One beautiful example of how to use yoga in such a way can be seen in the work of Dana Moore, a Santa Fe-based psychotherapist and Kripalu Yoga teacher who specializes in trauma therapy. She emphasizes the importance of allowing her clients/students to get to know their bodies, a little bit at a time. In her classes, she asks her students to go back and forth between interception (sensations in the body) and exteroception (stimuli outside of the body), reminding them that they can feel something deeply and then shift the focus, coming out of the discomfort, anytime they want. By learning to sit in discomfort or pain until it is unbearable, and then finding the relief they need when necessary, people gain comfort in the discomfort. ON THE MAT, people gain more confidence in their ability to cope OFF THE MAT. This not only helps to regain a sense of comfort in the body, but also helps to avoid numbing or dissociation as a result of fear, pain or discomfort (Sparrowe, 2011).
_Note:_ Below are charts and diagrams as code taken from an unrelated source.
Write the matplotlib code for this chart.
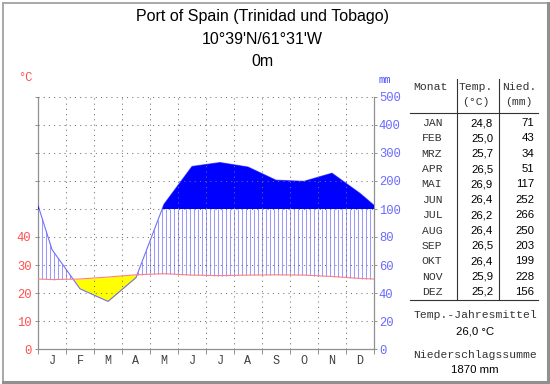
import numpy as np
import matplotlib
matplotlib.use("Agg")
import matplotlib.pyplot as plt
from matplotlib.lines import Line2D

# ---------------- data ----------------
title_lines = ["Port of Spain (Trinidad und Tobago)", "10°39'N/61°31'W", "0m"]
month_letters = ["J", "F", "M", "A", "M", "J", "J", "A", "S", "O", "N", "D"]
month_names = ["JAN", "FEB", "MRZ", "APR", "MAI", "JUN", "JUL", "AUG", "SEP", "OKT", "NOV", "DEZ"]
temp = [24.8, 25.0, 25.7, 26.5, 26.9, 26.4, 26.2, 26.4, 26.5, 26.4, 25.9, 25.2]
precip = [71, 43, 34, 51, 117, 252, 266, 250, 203, 199, 228, 156]
temp_ticks = [0, 10, 20, 30, 40]
precip_tick_labels = [0, 20, 40, 60, 80, 100, 200, 300, 400, 500]
mean_temp_text = "26,0 °C"
sum_precip_text = "1870 mm"

W, H = 550, 384
fig = plt.figure(figsize=(W / 100, H / 100), dpi=100)
fig.patch.set_facecolor("white")

def fx(x):
    return x / W

def fy(y):
    return 1 - y / H

MONO = "Liberation Mono"
SANS = "Liberation Sans"

def p2u(p):
    p = np.asarray(p, dtype=float)
    return np.where(p <= 100, p / 2.0, 50 + (p - 100) / 10.0)

# curve points: month centres plus wrap-around edges
T = np.array(temp)
P = np.array(precip, dtype=float)
t_edge = (T[0] + T[-1]) / 2
p_edge = (P[0] + P[-1]) / 2
xs = np.concatenate([[0], np.arange(12) + 0.5, [12]])
Tc = np.concatenate([[t_edge], T, [t_edge]])
Pc = p2u(np.concatenate([[p_edge], P, [p_edge]]))

# dense sampling for fills
xd = np.linspace(0, 12, 2401)
Td = np.interp(xd, xs, Tc)
Pd = np.interp(xd, xs, Pc)

ax = fig.add_axes([fx(38), fy(349), 336 / W, 252 / H])
ax.set_xlim(0, 12)
ax.set_ylim(0, 90)
ax.set_facecolor("white")

grid_kw = dict(color="#707070", lw=0.75, linestyle=(0, (1, 4)), zorder=4)
for yv in range(10, 91, 10):
    ax.plot([0, 12], [yv, yv], **grid_kw)
for xv in range(1, 12):
    ax.plot([xv, xv], [0, 90], **grid_kw)

# humid hatching
hx = np.arange(1, 84) / 7.0
hT = np.interp(hx, xs, Tc)
hP = np.interp(hx, xs, Pc)
mask = hP > hT
ax.vlines(hx[mask], hT[mask], np.minimum(hP[mask], 50), color="#9a9aff", lw=0.75, zorder=2)

# arid fill
ax.fill_between(xd, Pd, Td, where=Pd < Td, color="#ffff00", lw=0, zorder=2.6)
ax.plot(xs, Pc, color="#7070ff", lw=0.8, zorder=2.8)
# perhumid fill
ax.fill_between(xd, 50, Pd, where=Pd > 50, color="#0000ff", lw=0, zorder=3)

ax.plot(xs, Tc, color="#ff8080", lw=0.8, zorder=5)

ax.spines["top"].set_visible(False)
for s in ["left", "right", "bottom"]:
    ax.spines[s].set_color("#909090")
    ax.spines[s].set_linewidth(0.9)

ax.set_yticks(range(0, 91, 10))
ax.set_yticklabels([str(v) if v in temp_ticks else "" for v in range(0, 91, 10)])
ax.tick_params(axis="y", left=True, right=False, direction="out", length=2.3, width=0.7,
               color="#909090", pad=2.5, labelsize=8.7, labelcolor="#ff5050")
for lab in ax.get_yticklabels():
    lab.set_family(MONO)

ax.set_xticks(range(0, 13))
ax.set_xticklabels([])
ax.set_xticks(np.arange(12) + 0.5, minor=True)
ax.set_xticklabels(month_letters, minor=True)
ax.tick_params(axis="x", which="major", direction="out", length=3.5, width=0.7, color="#909090")
ax.tick_params(axis="x", which="minor", length=0, pad=4.5, labelsize=8.5, labelcolor="#404040")
for lab in ax.get_xticklabels(minor=True):
    lab.set_family(MONO)

ax2 = ax.twinx()
ax2.set_ylim(0, 90)
ax2.set_yticks(range(0, 91, 10))
ax2.set_yticklabels([str(v) for v in precip_tick_labels])
ax2.tick_params(axis="y", direction="out", length=2, width=0.7, color="#909090", pad=1.5,
                labelsize=8.7, labelcolor="#6a6aff")
for lab in ax2.get_yticklabels():
    lab.set_family(MONO)
for s in ax2.spines.values():
    s.set_visible(False)

fig.text(fx(25), fy(78), "°C", color="#ff5050", fontsize=8.7, family=MONO, ha="center", va="center")
fig.text(fx(385), fy(80), "mm", color="#5050ff", fontsize=7.5, family=MONO, ha="center", va="center")

# titles
for txt, yy in zip(title_lines, [17, 40, 62]):
    fig.text(fx(262), fy(yy), txt, fontsize=11.5, family=SANS, ha="center", va="center", color="black")

# table
tc = "#333333"
fig.text(fx(430), fy(87), "Monat", family=MONO, fontsize=8.2, color=tc, ha="center", va="center")
fig.text(fx(476), fy(87), "Temp.", family=MONO, fontsize=8.2, color=tc, ha="center", va="center")
fig.text(fx(476), fy(102), "(°C)", family=MONO, fontsize=8.2, color=tc, ha="center", va="center")
fig.text(fx(519), fy(87), "Nied.", family=MONO, fontsize=8.2, color=tc, ha="center", va="center")
fig.text(fx(519), fy(102), "(mm)", family=MONO, fontsize=8.2, color=tc, ha="center", va="center")

line_kw = dict(color="#333333", lw=0.8)
fig.add_artist(Line2D([fx(410), fx(538)], [fy(113), fy(113)], **line_kw))
fig.add_artist(Line2D([fx(410), fx(538)], [fy(300), fy(300)], **line_kw))
fig.add_artist(Line2D([fx(457), fx(457)], [fy(79), fy(300)], **line_kw))
fig.add_artist(Line2D([fx(499), fx(499)], [fy(79), fy(300)], **line_kw))

for i, (mn, t, p) in enumerate(zip(month_names, temp, precip)):
    yy = 123 + i * 15.36
    fig.text(fx(432), fy(yy), mn, family=MONO, fontsize=8.2, color=tc, ha="center", va="center")
    fig.text(fx(493), fy(yy), f"{t:.1f}".replace(".", ","), family=SANS, fontsize=8.2,
             color="black", ha="right", va="center")
    fig.text(fx(534), fy(yy), str(p), family=SANS, fontsize=8.2, color="black", ha="right", va="center")

fig.text(fx(475), fy(315), "Temp.-Jahresmittel", family=MONO, fontsize=8.2, color=tc, ha="center", va="center")
fig.text(fx(475), fy(331), mean_temp_text, family=SANS, fontsize=8.2, color="black", ha="center", va="center")
fig.text(fx(475), fy(355), "Niederschlagssumme", family=MONO, fontsize=8.2, color=tc, ha="center", va="center")
fig.text(fx(475), fy(370), sum_precip_text, family=SANS, fontsize=8.2, color="black", ha="center", va="center")

# outer frame
fk = dict(color="#a8a8a8", lw=1.4)
fig.add_artist(Line2D([fx(2.5), fx(547.5)], [fy(2.5), fy(2.5)], **fk))
fig.add_artist(Line2D([fx(2.5), fx(2.5)], [fy(2.5), fy(382)], **fk))
fk2 = dict(color="#909090", lw=2.2)
fig.add_artist(Line2D([fx(547.5), fx(547.5)], [fy(2.5), fy(382)], **fk2))
fig.add_artist(Line2D([fx(2.5), fx(547.5)], [fy(382), fy(382)], **fk2))

fig.savefig("out.png", dpi=100, facecolor="white")
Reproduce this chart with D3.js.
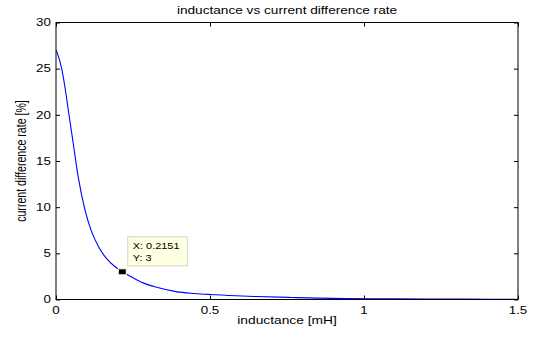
<!DOCTYPE html>
<html><head><meta charset="utf-8">
<script src="https://cdn.jsdelivr.net/npm/d3@7"></script>
<style>
html,body{margin:0;padding:0;background:#fff;}
svg text{font-family:"Liberation Sans",Arial,sans-serif;fill:#000;}
</style></head>
<body>
<svg id="chart" width="537" height="337"></svg>
<script>
// ---- data ----
const inductance = [0, 0.005, 0.0185, 0.03, 0.040, 0.056, 0.072, 0.094, 0.115, 0.14, 0.165, 0.19, 0.2151, 0.25, 0.283, 0.33, 0.39, 0.45, 0.5, 0.586, 0.65, 0.763, 0.85, 0.94, 1.1, 1.33, 1.5];
const diffRate   = [27.0, 26.6, 25.0, 22.8, 20.5, 16.9, 13.3, 9.7, 7.4, 5.6, 4.4, 3.6, 3.0, 2.35, 1.8, 1.3, 0.85, 0.65, 0.54, 0.40, 0.32, 0.22, 0.15, 0.10, 0.07, 0.04, 0.02];
const xTicks = [0, 0.5, 1, 1.5];
const xTickLabels = ["0", "0.5", "1", "1.5"];
const yTicks = [0, 5, 10, 15, 20, 25, 30];
const yTickLabels = ["0", "5", "10", "15", "20", "25", "30"];
const tipX = [0.2151];
const tipY = [3];
const titleText = "inductance vs current difference rate";
const xLabelText = "inductance [mH]";
const yLabelText = "current difference rate [%]";

const SX = 1.3; // horizontal stretch of the reference image
const svg = d3.select("#chart");
const L = 56, R = 518, T = 22.5, B = 299.5;
const x = d3.scaleLinear().domain([0, 1.5]).range([L, R]);
const y = d3.scaleLinear().domain([0, 30]).range([B, T]);

function label(g, px, py, txt, size, anchor, rot) {
  g.append("text")
    .attr("transform", `translate(${px},${py}) scale(${SX},1)` + (rot ? ` rotate(${rot})` : ""))
    .attr("text-anchor", anchor)
    .style("font-size", size + "px")
    .text(txt);
}

// curve
const line = d3.line().x((d, i) => x(inductance[i])).y((d, i) => y(diffRate[i])).curve(d3.curveMonotoneX);
svg.append("path").datum(diffRate).attr("d", line)
  .attr("fill", "none").attr("stroke", "#0000ff").attr("stroke-width", 1.1);

// axes (ticks inward, box)
const tk = 4;
const ax = svg.append("g");
ax.append("g").attr("transform", `translate(0,${B})`)
  .call(d3.axisBottom(x).tickValues(xTicks).tickSize(-tk).tickFormat(""));
ax.append("g").attr("transform", `translate(0,${T})`)
  .call(d3.axisTop(x).tickValues(xTicks).tickSize(-tk).tickFormat(""));
ax.append("g").attr("transform", `translate(${L},0)`)
  .call(d3.axisLeft(y).tickValues(yTicks).tickSize(-tk).tickFormat(""));
ax.append("g").attr("transform", `translate(${R},0)`)
  .call(d3.axisRight(y).tickValues(yTicks).tickSize(-tk).tickFormat(""));
ax.selectAll(".tick line").attr("stroke", "#000").attr("stroke-width", 1);
ax.selectAll("path.domain").attr("d", null);
ax.append("rect").attr("x", L).attr("y", T).attr("width", R - L).attr("height", B - T)
  .attr("fill", "none").attr("stroke", "#000").attr("stroke-width", 1);

// tick labels
const lg = svg.append("g");
xTicks.forEach((v, i) => label(lg, x(v), 313.5, xTickLabels[i], 10.3, "middle"));
yTicks.forEach((v, i) => label(lg, 51, y(v) + 3.7, yTickLabels[i], 10.3, "end"));

// titles
label(lg, (L + R) / 2, 14, titleText, 10.5, "middle");
label(lg, (L + R) / 2, 324.3, xLabelText, 10.6, "middle");
label(lg, 26, (T + B) / 2, yLabelText, 10.6, "middle", -90);

// data tip
const tg = svg.append("g");
const mx = x(tipX[0]), my = y(tipY[0]);
tg.append("rect").attr("x", mx + 5.5).attr("y", my - 35).attr("width", 59.5).attr("height", 29)
  .attr("fill", "#ffffe1").attr("stroke", "#d4d4c4").attr("stroke-width", 1);
tg.append("rect").attr("x", mx - 4).attr("y", my - 3).attr("width", 8).attr("height", 6)
  .attr("fill", "#000").attr("stroke", "#ffffd0").attr("stroke-width", 1);
label(tg, mx + 10.5, my - 22.7, "X: " + tipX[0], 8.4, "start");
label(tg, mx + 10.5, my - 10.7, "Y: " + tipY[0], 8.4, "start");
</script>
</body></html>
In addition to the power of movement, research from Harvard shows that practicing mindfulness (many yoga practices are forms of mindfulness – paying attention to thoughts, feelings and sensations throughout the practice, without judgment) decreases the activity of the amygdala (Yamasaki, n.d.). The amygdala is the “alarm system” of the body, which is designed to keep us safe. After a trauma, however, a person’s amygdala often stays in over drive, constantly on the look out for, or identifying danger, although there may be no real imminent threat. Studies show that the combination of active asanas, breath work (with an emphasis on the exhale), and deep relaxation help to decrease the reactive response of the sympathetic nervous system, while increasing the parasympathetic relaxation response, therefore mitigating an over-active fight-or-flight response. By decreasing the activity of the amygdala, people are capable of finding a sense of felt safety (Sparrowe, 2011).
One specific breath practice is pranayama, or the practice of controlling the breath. This is a practice that can be taught in a yoga class, and offered as a tool for individuals to take home with them, practicing it whenever they may need. This control of the breath can have an energizing or calming effect on the nervous system, and can help to quiet the brain. Different types of pranayama can be used to combat anxiety, depression, dissociation, or any other psychological responses, which often lead trauma survivors to seek self-medication through drugs and/or alcohol (Sparrowe, 2011).
The benefits of a regular yoga practice go far beyond the aforementioned, but this is an overview of why yoga must continue being implemented as an alternative means of healing.
I think the words of Bessel van der Kolk summarize it all very nicely:
“Trauma is much more than a story about something that happened long ago. The emotions and physical sensations that we imprinted during the trauma are experienced not as memories but as disruptive physical reactions in the present…in contrast with the rational brain, which expresses itself in thoughts, the emotional brain manifests itself in physical reactions. The fundamental issue in resolving traumatic stress is to restore the proper balance between the rational and emotional brains. Neuroscience research shows that the only way we can change the way we feel is by becoming aware of our inner experience and learning to befriend what is going on inside ourselves.”
Post Traumatic Stress Disorder Fact Sheet. (n.d.). Retrieved October 05, 2017, from https://www.sidran.org/resources/for-survivors-and-loved-ones/post-traumatic-stress-disorder-fact-sheet/
Sparrowe, L. (2011). Transcending Trauma [PDF]. Yoga International.
Yamasaki, Z. (n.d.). Trauma Informed Yoga Teacher Training Manual [PDF]. The Breath Network.